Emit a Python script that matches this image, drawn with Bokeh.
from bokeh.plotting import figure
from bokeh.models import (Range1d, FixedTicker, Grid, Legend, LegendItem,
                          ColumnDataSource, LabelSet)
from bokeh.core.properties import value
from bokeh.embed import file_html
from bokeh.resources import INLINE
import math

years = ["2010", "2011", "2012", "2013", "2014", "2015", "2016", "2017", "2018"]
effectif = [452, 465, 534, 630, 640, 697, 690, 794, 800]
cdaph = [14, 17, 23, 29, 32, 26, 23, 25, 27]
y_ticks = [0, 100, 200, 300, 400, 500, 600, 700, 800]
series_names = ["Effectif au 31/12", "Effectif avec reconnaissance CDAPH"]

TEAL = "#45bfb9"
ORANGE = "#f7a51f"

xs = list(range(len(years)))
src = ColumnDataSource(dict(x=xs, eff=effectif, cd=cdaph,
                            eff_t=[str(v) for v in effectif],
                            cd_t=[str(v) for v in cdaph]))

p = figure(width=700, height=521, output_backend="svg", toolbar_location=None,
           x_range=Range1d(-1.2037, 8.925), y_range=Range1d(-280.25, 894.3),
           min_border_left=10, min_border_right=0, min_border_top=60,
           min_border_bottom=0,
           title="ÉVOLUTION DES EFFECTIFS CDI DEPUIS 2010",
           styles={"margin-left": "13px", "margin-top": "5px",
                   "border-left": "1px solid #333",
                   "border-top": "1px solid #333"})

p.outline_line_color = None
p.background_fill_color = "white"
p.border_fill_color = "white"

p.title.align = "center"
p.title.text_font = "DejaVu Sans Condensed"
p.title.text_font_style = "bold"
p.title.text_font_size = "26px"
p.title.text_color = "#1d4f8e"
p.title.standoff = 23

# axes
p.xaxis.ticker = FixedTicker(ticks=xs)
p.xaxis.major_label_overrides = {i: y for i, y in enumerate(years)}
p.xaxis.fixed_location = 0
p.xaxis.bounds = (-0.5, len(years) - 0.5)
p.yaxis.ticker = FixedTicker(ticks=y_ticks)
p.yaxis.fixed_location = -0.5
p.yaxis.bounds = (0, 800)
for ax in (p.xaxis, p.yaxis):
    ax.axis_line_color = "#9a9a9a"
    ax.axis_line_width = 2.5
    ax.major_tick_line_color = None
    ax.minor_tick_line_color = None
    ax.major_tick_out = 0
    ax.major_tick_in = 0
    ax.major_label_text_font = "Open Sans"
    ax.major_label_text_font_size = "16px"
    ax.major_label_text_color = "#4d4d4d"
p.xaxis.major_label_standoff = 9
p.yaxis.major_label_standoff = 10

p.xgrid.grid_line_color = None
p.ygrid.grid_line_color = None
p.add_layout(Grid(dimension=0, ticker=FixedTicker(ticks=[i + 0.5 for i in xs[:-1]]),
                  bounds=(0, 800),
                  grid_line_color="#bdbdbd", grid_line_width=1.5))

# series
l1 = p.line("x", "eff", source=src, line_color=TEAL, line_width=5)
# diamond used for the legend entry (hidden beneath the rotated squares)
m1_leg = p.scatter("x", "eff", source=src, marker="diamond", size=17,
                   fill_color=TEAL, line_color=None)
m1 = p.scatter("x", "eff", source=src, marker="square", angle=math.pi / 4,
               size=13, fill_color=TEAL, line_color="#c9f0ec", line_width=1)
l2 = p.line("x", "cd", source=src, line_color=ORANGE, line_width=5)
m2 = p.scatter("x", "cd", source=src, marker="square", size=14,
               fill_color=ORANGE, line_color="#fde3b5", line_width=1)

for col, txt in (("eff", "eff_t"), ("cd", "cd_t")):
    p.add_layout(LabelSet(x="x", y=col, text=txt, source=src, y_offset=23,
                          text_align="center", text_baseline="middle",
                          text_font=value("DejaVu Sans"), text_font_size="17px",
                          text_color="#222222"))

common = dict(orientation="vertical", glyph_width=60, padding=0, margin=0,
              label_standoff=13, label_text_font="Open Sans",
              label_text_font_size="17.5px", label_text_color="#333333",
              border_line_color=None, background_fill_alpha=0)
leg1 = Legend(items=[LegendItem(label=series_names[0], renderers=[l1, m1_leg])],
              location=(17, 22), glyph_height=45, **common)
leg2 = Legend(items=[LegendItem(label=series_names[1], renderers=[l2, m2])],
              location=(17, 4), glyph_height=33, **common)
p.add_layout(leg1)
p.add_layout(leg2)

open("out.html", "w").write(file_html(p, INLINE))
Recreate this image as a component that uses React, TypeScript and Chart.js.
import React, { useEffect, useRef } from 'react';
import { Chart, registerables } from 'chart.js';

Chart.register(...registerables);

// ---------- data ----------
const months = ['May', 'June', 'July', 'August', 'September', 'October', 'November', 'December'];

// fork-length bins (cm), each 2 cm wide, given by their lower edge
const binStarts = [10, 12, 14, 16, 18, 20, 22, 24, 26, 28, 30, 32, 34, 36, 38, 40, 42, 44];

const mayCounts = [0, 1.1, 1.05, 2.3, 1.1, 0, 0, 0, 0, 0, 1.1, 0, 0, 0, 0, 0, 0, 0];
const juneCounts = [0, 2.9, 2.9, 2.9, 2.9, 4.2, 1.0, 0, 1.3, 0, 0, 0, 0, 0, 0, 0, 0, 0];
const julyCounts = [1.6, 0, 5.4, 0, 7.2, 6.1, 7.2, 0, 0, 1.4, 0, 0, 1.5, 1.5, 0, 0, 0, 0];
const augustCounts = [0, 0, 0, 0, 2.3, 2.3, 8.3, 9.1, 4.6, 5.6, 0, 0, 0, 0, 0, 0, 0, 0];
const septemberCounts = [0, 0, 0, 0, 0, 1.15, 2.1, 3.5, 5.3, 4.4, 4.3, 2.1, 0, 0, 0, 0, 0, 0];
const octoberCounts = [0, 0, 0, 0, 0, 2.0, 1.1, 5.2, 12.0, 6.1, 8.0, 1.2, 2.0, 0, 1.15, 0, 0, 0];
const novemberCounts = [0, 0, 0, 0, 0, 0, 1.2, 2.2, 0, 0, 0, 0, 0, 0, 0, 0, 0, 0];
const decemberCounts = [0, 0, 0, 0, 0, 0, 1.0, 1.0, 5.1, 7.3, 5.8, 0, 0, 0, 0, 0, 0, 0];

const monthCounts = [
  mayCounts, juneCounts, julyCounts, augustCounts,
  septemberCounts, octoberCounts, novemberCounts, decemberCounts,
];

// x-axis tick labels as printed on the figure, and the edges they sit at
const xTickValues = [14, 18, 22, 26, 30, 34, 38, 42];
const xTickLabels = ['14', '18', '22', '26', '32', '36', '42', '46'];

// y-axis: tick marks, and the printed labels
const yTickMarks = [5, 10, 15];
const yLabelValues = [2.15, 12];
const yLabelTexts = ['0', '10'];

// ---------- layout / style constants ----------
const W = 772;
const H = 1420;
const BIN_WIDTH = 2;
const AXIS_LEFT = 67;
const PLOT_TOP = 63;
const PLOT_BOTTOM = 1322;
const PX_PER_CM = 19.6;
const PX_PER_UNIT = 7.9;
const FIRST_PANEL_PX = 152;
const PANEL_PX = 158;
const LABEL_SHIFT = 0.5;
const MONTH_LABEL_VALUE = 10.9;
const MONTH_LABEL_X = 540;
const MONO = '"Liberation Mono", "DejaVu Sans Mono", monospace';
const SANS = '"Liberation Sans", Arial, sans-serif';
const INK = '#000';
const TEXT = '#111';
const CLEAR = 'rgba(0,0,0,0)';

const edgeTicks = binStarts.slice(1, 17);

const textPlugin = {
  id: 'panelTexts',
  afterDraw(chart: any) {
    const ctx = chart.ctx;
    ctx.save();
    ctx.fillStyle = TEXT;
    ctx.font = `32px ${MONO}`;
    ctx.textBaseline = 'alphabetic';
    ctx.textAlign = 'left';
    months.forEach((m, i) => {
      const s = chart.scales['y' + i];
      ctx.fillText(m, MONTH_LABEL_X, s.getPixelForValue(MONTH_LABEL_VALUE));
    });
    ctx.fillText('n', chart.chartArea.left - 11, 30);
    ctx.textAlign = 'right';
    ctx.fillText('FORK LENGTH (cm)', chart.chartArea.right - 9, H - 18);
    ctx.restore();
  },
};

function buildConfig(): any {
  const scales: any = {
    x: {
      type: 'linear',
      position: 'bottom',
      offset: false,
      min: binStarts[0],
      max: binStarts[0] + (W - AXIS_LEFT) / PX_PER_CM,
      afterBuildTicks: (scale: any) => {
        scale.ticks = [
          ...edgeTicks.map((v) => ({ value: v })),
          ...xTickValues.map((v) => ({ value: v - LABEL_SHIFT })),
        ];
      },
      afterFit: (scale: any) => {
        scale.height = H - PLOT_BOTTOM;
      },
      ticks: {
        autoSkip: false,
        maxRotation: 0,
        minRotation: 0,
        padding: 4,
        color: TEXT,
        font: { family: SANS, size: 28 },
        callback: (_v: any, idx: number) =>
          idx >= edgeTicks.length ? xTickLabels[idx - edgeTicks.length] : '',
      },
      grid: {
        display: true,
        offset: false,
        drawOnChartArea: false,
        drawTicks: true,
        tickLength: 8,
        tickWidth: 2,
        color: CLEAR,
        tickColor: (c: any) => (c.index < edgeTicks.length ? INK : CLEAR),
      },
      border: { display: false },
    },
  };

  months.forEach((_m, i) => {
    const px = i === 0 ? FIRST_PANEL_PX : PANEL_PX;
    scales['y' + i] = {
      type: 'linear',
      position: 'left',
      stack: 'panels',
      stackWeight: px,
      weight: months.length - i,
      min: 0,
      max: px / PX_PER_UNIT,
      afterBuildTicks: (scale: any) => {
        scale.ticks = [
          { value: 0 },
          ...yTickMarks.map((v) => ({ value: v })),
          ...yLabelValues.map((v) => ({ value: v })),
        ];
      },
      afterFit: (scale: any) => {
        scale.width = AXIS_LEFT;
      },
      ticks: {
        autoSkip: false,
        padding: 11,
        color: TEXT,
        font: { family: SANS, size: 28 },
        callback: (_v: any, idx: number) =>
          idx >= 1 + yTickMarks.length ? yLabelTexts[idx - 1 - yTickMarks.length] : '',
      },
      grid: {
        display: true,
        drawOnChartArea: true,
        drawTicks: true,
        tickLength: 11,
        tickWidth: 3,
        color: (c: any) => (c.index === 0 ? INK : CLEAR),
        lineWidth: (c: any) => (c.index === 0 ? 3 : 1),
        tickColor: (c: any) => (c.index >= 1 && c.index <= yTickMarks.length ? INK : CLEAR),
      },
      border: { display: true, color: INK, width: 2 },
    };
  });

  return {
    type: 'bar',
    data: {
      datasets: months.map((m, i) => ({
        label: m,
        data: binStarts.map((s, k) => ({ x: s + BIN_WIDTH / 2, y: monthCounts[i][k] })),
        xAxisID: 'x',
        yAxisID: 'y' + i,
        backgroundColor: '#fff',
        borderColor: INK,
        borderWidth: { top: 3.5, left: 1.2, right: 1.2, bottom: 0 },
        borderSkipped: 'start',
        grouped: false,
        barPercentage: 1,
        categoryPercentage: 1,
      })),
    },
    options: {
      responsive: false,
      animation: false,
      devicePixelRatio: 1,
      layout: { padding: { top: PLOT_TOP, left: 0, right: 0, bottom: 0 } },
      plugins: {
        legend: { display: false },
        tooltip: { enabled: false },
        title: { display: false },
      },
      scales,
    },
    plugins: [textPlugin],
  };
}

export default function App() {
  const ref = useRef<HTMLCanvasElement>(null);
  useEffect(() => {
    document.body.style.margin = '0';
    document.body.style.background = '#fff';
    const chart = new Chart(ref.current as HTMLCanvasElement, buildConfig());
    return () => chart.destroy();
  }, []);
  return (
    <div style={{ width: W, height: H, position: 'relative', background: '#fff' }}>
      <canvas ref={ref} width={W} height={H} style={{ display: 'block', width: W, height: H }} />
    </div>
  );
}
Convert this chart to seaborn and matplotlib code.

------------------------------------------------------------

[WHAT YOU NEED TO DO] From the entries above, copy every line containing the word "that".

[TASK RESPONSE]
Emit a Python script that matches this image, drawn with Bokeh.
Recreate this image as a component that uses React, TypeScript and Chart.js.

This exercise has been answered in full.